Western Media Picked 850th to Rain on Parade

Officially, everyone was happy with the way Moscow celebrated its 850th anniversary. Most Moscow newspapers raved about them. The government news agency Itar-Tass, in its summary of foreign press coverage, cited only positive reports.

Yet some stories in the English-language press -- not mentioned in the Itar-Tass roundup, of course -- allowed themselves plenty of sarcasm when talking of the festivities.

"In a gathering of talent never before seen in Moscow -- in Russia even Samantha Fox and Boney M are a big draw -- Luciano Pavarotti will sing in Red Square and Jean-Michel Jarre will light up Moscow State University," writes Alan Philps of the Daily Telegraph.
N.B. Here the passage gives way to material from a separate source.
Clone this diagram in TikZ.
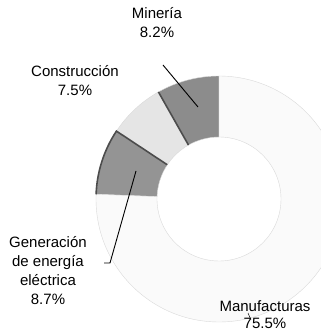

"Since the fall of communism the city has been reborn. ... There are even signs of the birth of a Muscovite middle class that does not carry guns. All this is down to Mr. Luzhkov, a bouncing ball of energy who defies the traditional image of the Russian male, sunk in soul-searching lethargy."

Moscow comes off as a grimy, provincial communist town that is too backward for its holiday face-lift.

Perhaps some of the irony is directed not at the 850th anniversary celebrations but at Mayor Yury Luzhkov, who is not well liked by much of the Western press. He rarely speaks to them and he espouses hardline nationalist views on Belarus and Crimea.

But from a Russian point of view, Western coverage of the 850th sometimes appeared to be a little too colored by a dislike of the mayor.

"Neither snow nor rain, neither good taste nor individual freedom, were allowed to intrude Friday on the start of an 850th birthday bash for this dolled-up capital whipped into a festive frenzy for a few thousand high-rolling guests," writes Carol J. Williams of the Los Angeles Times.

"With the major events staged for VIPs only, the toiling masses got the message early and mostly fled to the countryside to escape citywide traffic tie-ups and frequent document checks."

With no disrespect to one of the United States' most influential newspapers, this version does not fit in with the record-breaking and boisterous crowds in the city center and at the Jean-Michel Jarre outdoor show.

I am one of the approximately 10 percent of Muscovites who did not vote for Luzhkov in the mayoral election. I was glad I did not when I learned what he did to the homeless during the holidays. But the 850th was not just about him, and it's been a long time since I saw so many people having such a party in my city. Western reporters were invited, too. I think it is a pity that some of them turned down the invitation.